[STATED PROBLEM]
Starting with the first line of the data below, copy each line up to and including the one containing "5.75, 5.875, 6.0]". Pictures stay out.

::: RAW DATA

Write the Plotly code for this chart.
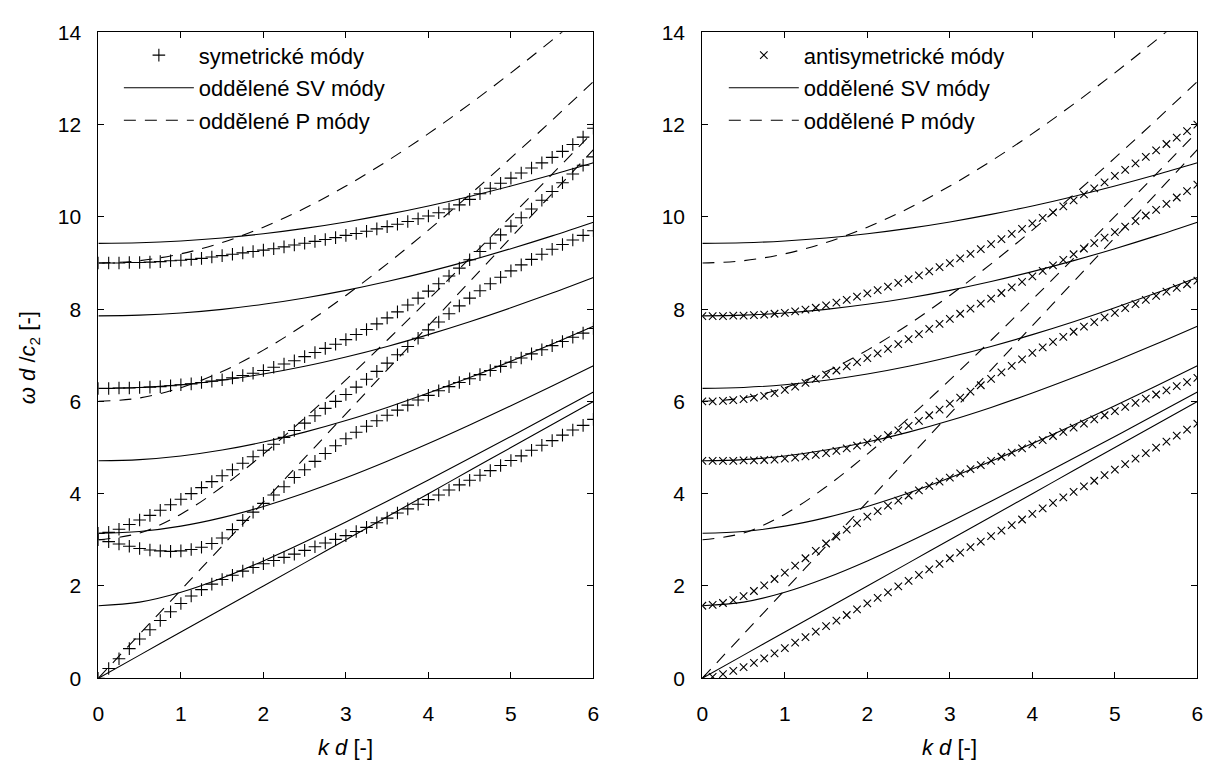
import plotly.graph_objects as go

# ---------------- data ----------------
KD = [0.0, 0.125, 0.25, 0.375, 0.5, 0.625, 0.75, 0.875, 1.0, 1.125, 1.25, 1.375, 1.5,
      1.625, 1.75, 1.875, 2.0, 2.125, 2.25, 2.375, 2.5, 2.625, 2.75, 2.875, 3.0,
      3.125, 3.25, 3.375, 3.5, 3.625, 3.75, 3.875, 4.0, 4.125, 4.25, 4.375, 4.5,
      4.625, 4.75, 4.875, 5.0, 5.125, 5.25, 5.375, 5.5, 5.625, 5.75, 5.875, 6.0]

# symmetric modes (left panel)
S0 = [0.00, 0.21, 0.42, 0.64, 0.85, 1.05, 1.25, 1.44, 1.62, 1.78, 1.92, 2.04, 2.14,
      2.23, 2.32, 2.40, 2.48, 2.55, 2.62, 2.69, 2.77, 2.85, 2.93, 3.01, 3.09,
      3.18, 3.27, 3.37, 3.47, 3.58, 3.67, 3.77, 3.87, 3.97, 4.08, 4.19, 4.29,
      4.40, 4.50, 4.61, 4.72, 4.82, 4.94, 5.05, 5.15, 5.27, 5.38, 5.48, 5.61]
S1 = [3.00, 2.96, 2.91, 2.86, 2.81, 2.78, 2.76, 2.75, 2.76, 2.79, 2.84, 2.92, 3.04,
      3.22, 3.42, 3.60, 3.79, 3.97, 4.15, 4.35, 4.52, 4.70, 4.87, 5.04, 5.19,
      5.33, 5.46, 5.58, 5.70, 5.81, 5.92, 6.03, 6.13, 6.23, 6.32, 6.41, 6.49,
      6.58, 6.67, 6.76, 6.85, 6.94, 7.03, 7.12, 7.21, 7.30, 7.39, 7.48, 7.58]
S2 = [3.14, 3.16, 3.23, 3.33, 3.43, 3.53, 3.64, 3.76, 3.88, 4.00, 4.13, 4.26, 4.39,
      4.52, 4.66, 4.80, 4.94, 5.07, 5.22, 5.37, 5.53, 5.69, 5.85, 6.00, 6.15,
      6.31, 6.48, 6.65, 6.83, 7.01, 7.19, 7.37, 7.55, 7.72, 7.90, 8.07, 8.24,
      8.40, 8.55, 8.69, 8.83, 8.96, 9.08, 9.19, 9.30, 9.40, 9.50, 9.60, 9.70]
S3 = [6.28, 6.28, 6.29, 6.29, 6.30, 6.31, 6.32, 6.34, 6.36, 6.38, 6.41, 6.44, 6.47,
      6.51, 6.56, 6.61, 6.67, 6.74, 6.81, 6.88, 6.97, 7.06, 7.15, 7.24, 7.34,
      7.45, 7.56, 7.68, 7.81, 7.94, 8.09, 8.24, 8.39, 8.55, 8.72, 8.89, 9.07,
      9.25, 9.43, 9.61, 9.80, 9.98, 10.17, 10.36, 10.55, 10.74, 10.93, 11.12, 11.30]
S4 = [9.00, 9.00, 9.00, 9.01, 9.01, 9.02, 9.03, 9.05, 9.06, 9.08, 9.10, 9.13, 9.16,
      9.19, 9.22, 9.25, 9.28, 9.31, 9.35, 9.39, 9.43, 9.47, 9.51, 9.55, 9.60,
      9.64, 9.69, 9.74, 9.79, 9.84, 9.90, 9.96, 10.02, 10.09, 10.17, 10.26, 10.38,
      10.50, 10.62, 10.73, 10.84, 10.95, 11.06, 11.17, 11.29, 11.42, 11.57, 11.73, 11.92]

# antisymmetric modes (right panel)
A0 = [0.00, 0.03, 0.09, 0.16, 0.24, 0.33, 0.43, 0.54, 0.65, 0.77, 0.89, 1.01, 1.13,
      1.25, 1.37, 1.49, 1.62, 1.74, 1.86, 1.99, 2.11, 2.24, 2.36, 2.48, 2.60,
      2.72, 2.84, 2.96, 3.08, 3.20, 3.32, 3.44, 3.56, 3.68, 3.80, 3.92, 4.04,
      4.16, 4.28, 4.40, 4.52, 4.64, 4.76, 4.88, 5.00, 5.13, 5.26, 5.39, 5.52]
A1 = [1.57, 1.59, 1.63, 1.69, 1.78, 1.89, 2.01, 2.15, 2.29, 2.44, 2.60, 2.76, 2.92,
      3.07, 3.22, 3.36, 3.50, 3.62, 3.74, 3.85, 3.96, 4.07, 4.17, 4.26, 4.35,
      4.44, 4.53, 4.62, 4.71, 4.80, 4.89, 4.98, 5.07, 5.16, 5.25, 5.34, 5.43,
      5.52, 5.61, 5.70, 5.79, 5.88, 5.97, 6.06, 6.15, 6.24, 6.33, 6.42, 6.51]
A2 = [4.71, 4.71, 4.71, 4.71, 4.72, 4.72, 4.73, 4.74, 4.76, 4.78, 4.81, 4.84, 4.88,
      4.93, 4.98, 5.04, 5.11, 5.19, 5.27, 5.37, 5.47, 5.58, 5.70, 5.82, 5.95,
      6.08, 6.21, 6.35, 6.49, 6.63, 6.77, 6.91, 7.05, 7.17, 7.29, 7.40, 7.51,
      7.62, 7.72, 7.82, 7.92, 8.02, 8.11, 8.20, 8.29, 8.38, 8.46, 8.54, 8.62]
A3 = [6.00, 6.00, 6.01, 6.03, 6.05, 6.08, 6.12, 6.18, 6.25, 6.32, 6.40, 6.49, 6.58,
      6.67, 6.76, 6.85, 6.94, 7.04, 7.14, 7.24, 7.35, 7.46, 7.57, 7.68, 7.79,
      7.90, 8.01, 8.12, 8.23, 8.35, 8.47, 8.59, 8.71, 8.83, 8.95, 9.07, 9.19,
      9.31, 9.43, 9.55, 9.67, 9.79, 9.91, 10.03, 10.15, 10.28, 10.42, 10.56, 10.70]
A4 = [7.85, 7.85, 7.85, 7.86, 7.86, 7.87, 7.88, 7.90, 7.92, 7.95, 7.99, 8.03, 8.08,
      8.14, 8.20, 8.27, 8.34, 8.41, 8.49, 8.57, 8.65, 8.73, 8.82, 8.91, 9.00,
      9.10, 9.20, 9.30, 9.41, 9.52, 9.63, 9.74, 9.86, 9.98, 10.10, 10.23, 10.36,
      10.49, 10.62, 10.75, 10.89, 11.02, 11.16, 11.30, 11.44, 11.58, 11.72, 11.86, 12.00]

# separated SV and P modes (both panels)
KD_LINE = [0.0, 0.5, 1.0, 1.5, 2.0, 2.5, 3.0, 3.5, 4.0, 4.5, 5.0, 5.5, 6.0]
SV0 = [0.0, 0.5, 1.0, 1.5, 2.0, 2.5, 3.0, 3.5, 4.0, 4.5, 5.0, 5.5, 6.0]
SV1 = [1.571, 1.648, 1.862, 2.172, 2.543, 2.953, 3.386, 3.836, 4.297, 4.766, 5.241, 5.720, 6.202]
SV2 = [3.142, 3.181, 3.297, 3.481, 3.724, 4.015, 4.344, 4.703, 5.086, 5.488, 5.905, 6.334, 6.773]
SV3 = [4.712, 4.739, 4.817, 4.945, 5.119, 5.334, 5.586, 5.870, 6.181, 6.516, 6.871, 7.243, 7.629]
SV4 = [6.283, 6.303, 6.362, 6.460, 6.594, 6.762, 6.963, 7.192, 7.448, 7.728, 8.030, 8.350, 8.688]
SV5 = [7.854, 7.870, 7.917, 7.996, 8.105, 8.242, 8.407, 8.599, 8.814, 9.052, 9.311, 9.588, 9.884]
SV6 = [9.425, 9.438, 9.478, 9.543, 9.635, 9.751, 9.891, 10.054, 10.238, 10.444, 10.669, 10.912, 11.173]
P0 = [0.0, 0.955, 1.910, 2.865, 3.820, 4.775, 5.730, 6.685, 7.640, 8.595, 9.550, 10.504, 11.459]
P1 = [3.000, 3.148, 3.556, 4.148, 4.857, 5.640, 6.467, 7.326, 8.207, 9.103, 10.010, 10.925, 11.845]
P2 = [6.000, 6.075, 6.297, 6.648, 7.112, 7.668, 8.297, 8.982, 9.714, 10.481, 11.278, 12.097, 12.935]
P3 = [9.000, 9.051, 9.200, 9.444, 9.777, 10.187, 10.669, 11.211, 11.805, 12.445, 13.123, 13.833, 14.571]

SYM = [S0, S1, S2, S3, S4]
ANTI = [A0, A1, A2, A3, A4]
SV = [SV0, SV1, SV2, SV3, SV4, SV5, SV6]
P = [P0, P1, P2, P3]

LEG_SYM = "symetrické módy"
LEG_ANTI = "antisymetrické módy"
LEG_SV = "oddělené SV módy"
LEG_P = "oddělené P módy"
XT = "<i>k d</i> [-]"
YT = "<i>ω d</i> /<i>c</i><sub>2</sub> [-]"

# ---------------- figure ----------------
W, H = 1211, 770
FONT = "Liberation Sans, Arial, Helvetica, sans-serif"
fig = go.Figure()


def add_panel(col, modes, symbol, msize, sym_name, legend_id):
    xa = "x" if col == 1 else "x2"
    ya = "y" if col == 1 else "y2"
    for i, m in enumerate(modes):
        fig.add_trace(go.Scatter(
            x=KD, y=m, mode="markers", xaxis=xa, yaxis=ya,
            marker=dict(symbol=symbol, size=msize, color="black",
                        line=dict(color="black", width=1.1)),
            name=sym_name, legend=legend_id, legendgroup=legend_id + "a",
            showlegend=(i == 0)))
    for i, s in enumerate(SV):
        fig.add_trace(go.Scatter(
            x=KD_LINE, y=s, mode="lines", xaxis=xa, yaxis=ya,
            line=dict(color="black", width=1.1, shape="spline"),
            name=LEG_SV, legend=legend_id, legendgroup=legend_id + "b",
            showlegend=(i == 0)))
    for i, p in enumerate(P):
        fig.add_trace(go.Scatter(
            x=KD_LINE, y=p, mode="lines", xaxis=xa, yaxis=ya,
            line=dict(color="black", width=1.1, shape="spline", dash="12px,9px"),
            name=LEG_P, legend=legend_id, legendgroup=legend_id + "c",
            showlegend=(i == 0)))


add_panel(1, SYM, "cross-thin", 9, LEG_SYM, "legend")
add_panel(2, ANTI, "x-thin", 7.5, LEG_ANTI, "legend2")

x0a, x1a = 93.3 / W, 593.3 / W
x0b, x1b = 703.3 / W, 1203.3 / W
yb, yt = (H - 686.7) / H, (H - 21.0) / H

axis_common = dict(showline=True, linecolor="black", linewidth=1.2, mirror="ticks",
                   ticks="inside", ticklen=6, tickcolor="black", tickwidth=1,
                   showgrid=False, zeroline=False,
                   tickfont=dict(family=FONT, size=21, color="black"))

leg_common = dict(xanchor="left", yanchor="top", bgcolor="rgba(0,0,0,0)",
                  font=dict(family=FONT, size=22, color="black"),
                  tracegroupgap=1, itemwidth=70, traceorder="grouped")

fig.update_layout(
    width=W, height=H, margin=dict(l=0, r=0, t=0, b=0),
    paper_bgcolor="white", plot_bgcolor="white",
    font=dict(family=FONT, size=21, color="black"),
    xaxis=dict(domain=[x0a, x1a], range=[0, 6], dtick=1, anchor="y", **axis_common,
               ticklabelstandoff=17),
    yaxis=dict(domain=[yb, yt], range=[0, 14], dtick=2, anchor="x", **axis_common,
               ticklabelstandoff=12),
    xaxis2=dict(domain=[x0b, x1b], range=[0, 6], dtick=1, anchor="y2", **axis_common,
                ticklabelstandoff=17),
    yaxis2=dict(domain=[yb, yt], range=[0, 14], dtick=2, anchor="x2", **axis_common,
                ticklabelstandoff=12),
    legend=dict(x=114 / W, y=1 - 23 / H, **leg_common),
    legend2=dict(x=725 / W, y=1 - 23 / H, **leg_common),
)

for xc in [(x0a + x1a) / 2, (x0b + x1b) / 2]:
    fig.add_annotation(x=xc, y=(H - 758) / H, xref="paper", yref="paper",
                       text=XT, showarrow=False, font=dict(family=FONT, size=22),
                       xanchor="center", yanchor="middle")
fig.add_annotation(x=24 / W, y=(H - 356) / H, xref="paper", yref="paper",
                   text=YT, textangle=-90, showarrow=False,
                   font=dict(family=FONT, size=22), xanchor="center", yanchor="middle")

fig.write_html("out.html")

::::::

[PROBLEM SOLUTION]
Write the Plotly code for this chart.
import plotly.graph_objects as go

# ---------------- data ----------------
KD = [0.0, 0.125, 0.25, 0.375, 0.5, 0.625, 0.75, 0.875, 1.0, 1.125, 1.25, 1.375, 1.5,
      1.625, 1.75, 1.875, 2.0, 2.125, 2.25, 2.375, 2.5, 2.625, 2.75, 2.875, 3.0,
      3.125, 3.25, 3.375, 3.5, 3.625, 3.75, 3.875, 4.0, 4.125, 4.25, 4.375, 4.5,
      4.625, 4.75, 4.875, 5.0, 5.125, 5.25, 5.375, 5.5, 5.625, 5.75, 5.875, 6.0]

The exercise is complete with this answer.